## START Dataset rows
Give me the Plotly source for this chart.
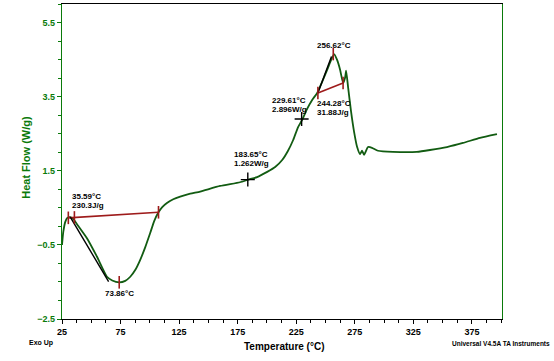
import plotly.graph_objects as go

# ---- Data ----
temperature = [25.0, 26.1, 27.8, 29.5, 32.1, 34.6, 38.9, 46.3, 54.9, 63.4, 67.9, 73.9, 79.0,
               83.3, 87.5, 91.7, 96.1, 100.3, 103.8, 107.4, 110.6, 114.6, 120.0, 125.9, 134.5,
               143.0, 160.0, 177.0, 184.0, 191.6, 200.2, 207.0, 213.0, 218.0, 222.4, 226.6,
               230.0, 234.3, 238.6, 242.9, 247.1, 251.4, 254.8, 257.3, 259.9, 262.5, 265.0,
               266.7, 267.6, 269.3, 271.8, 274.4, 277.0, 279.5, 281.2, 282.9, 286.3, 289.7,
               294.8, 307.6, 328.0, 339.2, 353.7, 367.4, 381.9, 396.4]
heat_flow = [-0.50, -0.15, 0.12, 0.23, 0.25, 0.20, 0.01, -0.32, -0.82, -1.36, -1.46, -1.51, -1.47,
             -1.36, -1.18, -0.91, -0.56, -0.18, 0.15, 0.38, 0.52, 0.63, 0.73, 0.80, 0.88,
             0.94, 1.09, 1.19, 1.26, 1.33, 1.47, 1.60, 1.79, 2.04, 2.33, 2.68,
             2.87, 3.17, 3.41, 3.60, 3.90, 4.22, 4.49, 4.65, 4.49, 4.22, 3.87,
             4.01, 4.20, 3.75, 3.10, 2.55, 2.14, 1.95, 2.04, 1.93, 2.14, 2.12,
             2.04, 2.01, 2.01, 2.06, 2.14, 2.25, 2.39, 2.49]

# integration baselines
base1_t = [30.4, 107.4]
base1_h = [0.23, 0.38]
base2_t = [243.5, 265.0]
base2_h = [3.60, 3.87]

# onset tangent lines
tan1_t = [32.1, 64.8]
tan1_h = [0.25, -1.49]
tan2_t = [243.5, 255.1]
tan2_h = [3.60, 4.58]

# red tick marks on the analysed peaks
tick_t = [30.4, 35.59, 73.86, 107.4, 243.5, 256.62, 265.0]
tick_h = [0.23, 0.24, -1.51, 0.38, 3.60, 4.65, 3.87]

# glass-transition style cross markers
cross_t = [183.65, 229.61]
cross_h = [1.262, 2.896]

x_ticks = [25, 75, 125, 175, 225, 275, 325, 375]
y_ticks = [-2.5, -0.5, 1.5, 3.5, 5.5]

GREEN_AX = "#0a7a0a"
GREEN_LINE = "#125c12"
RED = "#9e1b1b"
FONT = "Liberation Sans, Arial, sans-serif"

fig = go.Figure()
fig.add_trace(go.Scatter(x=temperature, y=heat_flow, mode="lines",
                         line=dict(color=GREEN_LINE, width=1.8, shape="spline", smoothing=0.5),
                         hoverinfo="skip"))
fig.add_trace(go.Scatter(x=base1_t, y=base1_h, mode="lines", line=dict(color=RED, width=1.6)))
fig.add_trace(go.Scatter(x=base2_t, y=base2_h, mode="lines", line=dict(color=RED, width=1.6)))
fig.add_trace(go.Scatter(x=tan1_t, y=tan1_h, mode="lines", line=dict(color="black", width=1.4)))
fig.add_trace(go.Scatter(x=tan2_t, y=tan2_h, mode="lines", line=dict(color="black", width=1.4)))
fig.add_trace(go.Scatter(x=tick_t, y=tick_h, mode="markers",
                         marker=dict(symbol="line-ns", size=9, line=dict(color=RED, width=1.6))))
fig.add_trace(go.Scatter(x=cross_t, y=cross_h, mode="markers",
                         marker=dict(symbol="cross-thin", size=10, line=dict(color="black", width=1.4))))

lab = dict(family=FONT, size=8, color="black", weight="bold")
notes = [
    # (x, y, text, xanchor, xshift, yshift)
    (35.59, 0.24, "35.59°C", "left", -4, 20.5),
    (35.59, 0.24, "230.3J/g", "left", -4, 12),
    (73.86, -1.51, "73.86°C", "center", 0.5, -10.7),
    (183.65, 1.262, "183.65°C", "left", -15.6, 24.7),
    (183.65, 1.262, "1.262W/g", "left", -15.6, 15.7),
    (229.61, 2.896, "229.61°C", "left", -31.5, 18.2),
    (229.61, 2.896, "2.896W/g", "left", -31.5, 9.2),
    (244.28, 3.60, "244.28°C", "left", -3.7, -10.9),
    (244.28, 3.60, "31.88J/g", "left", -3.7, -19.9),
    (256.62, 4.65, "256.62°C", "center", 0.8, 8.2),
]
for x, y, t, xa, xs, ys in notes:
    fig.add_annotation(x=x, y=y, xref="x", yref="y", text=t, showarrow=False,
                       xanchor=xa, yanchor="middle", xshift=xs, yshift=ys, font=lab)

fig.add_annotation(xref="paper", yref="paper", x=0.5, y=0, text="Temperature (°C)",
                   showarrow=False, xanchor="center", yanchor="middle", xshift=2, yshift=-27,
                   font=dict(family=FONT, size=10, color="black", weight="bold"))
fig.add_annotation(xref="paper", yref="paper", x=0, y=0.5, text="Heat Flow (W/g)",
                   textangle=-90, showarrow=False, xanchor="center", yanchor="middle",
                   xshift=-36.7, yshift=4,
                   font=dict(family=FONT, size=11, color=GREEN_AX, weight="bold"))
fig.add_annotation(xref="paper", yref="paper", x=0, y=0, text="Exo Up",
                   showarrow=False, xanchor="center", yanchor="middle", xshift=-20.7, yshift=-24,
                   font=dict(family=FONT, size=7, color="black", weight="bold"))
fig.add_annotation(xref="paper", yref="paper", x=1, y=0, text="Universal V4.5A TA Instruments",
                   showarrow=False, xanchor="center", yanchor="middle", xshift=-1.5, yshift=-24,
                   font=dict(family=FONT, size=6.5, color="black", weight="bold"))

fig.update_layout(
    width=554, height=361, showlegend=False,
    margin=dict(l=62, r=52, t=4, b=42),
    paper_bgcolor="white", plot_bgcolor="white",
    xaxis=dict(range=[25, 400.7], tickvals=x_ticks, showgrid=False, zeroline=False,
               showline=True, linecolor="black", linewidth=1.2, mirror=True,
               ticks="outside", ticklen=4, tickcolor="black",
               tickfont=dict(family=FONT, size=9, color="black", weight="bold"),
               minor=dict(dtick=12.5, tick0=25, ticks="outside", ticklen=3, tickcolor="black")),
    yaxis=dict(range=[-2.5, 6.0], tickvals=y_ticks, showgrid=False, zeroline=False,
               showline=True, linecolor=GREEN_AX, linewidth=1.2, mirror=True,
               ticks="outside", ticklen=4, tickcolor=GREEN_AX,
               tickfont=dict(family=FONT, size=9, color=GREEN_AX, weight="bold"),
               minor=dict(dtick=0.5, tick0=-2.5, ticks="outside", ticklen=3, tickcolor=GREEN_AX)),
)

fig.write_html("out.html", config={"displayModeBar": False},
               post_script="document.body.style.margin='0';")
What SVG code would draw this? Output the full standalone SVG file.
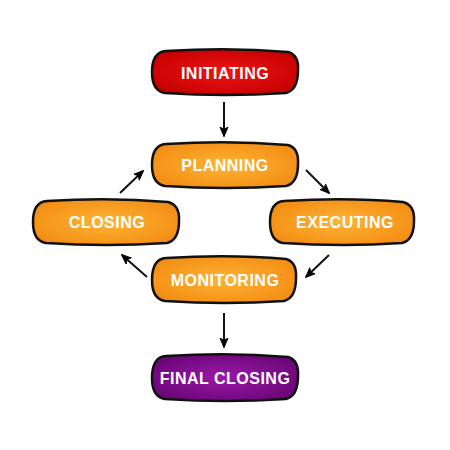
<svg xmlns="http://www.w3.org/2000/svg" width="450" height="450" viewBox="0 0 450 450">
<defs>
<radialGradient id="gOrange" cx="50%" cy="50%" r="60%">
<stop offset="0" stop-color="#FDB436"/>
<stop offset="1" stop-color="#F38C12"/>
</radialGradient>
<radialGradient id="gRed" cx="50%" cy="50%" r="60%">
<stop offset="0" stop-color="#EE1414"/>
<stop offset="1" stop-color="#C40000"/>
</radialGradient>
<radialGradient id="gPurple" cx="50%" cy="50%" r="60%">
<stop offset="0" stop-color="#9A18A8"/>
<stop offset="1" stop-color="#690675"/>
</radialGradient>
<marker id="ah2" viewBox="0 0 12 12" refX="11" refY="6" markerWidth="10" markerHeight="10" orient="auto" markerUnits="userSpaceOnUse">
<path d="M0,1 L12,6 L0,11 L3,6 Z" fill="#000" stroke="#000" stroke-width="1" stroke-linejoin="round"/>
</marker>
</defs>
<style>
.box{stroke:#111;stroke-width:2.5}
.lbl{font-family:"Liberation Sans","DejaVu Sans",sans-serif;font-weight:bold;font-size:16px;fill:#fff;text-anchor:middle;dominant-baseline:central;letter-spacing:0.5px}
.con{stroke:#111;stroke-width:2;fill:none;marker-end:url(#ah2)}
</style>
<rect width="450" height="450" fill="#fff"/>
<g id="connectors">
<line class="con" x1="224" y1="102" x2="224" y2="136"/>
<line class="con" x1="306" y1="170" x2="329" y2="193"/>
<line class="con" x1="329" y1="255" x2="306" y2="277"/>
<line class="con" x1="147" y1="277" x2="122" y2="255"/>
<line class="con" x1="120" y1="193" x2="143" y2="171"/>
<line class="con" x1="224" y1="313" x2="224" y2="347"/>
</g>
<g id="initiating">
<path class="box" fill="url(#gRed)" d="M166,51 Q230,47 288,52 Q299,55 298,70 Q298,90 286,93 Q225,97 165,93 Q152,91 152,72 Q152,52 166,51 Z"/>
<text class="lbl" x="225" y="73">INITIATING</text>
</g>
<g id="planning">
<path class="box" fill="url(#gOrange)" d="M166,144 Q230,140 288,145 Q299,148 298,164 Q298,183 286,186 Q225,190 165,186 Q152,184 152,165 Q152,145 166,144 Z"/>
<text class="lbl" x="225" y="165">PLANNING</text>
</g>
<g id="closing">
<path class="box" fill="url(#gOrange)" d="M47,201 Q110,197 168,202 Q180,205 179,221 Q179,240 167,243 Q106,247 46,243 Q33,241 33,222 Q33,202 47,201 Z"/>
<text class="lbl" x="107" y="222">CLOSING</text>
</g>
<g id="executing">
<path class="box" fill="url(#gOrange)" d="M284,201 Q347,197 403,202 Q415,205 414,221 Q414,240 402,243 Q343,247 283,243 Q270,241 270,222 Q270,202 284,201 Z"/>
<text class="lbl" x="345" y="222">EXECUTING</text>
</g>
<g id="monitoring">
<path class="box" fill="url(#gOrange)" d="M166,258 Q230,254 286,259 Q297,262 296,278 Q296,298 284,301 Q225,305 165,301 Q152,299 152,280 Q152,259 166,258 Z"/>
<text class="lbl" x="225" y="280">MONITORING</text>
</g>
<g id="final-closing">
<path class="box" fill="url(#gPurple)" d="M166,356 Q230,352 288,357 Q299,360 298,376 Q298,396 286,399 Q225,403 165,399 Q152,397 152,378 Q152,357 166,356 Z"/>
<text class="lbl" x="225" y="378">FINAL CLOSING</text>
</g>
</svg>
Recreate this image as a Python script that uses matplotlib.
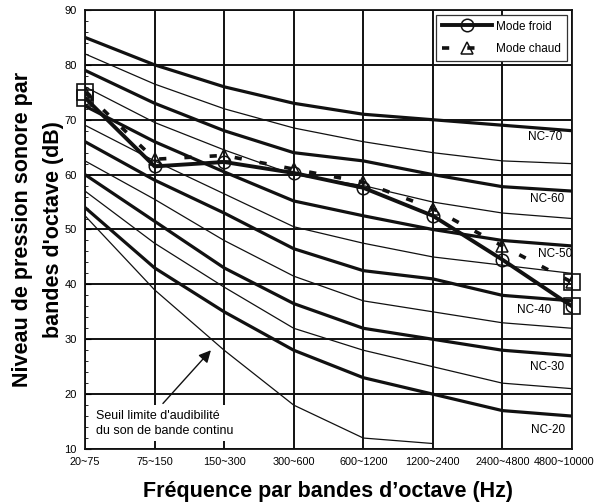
## END Dataset rows
Display every line of the listing that contains the string "this".

> [Reply to the exercise]:
Give me the Plotly source for this chart.
What SVG code would draw this? Output the full standalone SVG file.
Recreate this image as a Python script that uses matplotlib.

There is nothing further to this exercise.